We argue that progress in true multimodal intelligence calls for a shift from reactive, task-driven systems and brute-force long context towards a broader paradigm of supersensing. We frame spatial supersensing as four stages beyond linguistic-only understanding: semantic perception (naming what is seen), streaming event cognition (maintaining memory across continuous experiences), implicit 3D spatial cognition (inferring the world behind pixels), and predictive world modeling (creating internal models that filter and organize information). Current benchmarks largely test only the early stages, offering narrow coverage of spatial cognition and rarely challenging models in ways that require true world modeling. To drive progress in spatial supersensing, we present VSI-SUPER, a two-part benchmark: VSR (long-horizon visual spatial recall) and VSC (continual visual spatial counting). These tasks require arbitrarily long video inputs yet are resistant to brute-force context expansion. We then test data scaling limits by curating VSI-590K and training Cambrian-S, achieving +30% absolute improvement on VSI-Bench without sacrificing general capabilities.
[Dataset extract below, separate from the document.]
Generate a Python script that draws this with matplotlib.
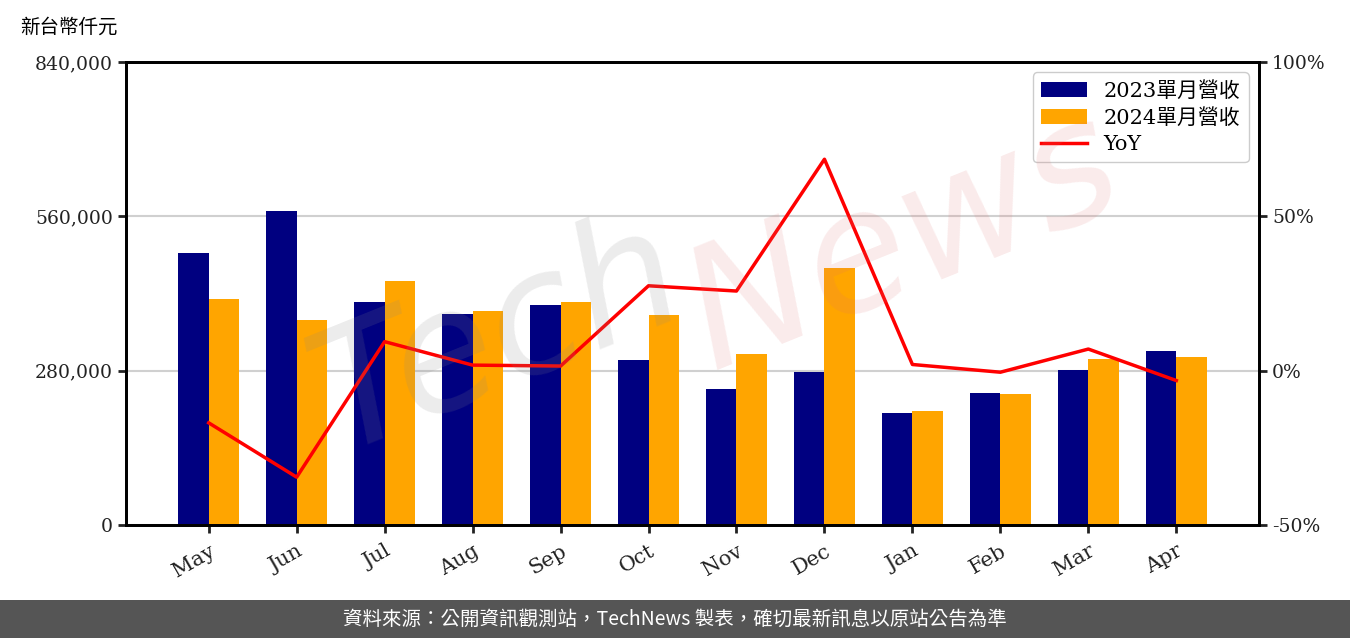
import numpy as np
import matplotlib.pyplot as plt
from matplotlib.ticker import FuncFormatter
import matplotlib.patches as mpatches

plt.rcParams['font.family'] = ['DejaVu Serif', 'Noto Sans CJK TC', 'DejaVu Sans']

months = ['May', 'Jun', 'Jul', 'Aug', 'Sep', 'Oct', 'Nov', 'Dec', 'Jan', 'Feb', 'Mar', 'Apr']
rev_2023 = [493500, 569700, 404600, 382800, 399100, 299400, 246700, 277600, 203200, 239500, 281200, 315700]
rev_2024 = [410000, 371900, 442700, 388300, 404600, 381000, 310200, 466300, 206800, 237700, 301200, 304800]
yoy = [-16.9, -34.5, 9.4, 1.8, 1.5, 27.5, 25.8, 68.5, 2.0, -0.5, 7.0, -3.2]

fig = plt.figure(figsize=(13.5, 6.38), dpi=100)
ax = fig.add_axes([126 / 1350, 1 - 525 / 638, (1259 - 126) / 1350, (525 - 62) / 638])

x = np.arange(len(months))
w = 0.35
ax.bar(x - w, rev_2023, width=w, align='edge', color='#000080', label='2023單月營收', zorder=2)
ax.bar(x, rev_2024, width=w, align='edge', color='#FFA500', label='2024單月營收', zorder=2)

ax.set_xlim(-0.94, 11.94)
ax.set_ylim(0, 840000)
ax.set_yticks([0, 280000, 560000, 840000])
ax.yaxis.set_major_formatter(FuncFormatter(lambda v, p: f'{int(v):,}'))
ax.set_xticks(x)
ax.set_xticklabels(months, rotation=30, ha='right', rotation_mode='anchor')
ax.grid(axis='y', color='#d0d0d0', linewidth=1.5, zorder=0)
ax.tick_params(labelsize=13.5, width=2, length=6, colors='#222222')
ax.tick_params(axis='x', labelsize=15, pad=6)

ax2 = ax.twinx()
ax2.plot(x, yoy, color='red', linewidth=2.5, label='YoY', zorder=3)
ax2.set_ylim(-50, 100)
ax2.set_yticks([-50, 0, 50, 100])
ax2.yaxis.set_major_formatter(FuncFormatter(lambda v, p: f'{int(v)}%'))
ax2.tick_params(labelsize=13.5, width=2, length=6, colors='#222222')

for a in (ax, ax2):
    for s in a.spines.values():
        s.set_linewidth(2)

h1, l1 = ax.get_legend_handles_labels()
h2, l2 = ax2.get_legend_handles_labels()
leg = ax2.legend(h1 + h2, l1 + l2, loc='upper right', fontsize=15, frameon=True,
                 edgecolor='#cccccc', framealpha=1, handlelength=2.2, labelspacing=0.35)
leg.set_zorder(10)

fig.text(20 / 1350, 1 - 27 / 638, '新台幣仟元', fontsize=14, va='center', ha='left')

# watermark
fig.text(0.37, 0.47, 'Tech', fontsize=120, color='#888888', alpha=0.16, rotation=22,
         ha='center', va='center', style='italic', family='DejaVu Sans')
fig.text(0.67, 0.62, 'News', fontsize=120, color='#e07070', alpha=0.14, rotation=22,
         ha='center', va='center', style='italic', family='DejaVu Sans')

# footer band
fig.patches.append(mpatches.Rectangle((0, 0), 1, 38 / 638, transform=fig.transFigure,
                                      facecolor='#555555', edgecolor='none'))
fig.text(0.5, 19 / 638, '資料來源：公開資訊觀測站，TechNews 製表，確切最新訊息以原站公告為準',
         color='white', fontsize=14, ha='center', va='center', family=['Noto Sans CJK TC'])

fig.savefig('out.png', dpi=100)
Yet performance on VSI-SUPER remains limited, indicating that scale alone is insufficient for spatial supersensing. We propose predictive sensing as a path forward, presenting a proof-of-concept in which a self-supervised next-latent-frame predictor leverages surprise (prediction error) to drive memory and event segmentation. On VSI-SUPER, this approach substantially outperforms leading proprietary baselines, showing that spatial supersensing requires models that not only see but also anticipate, select, and organize experience.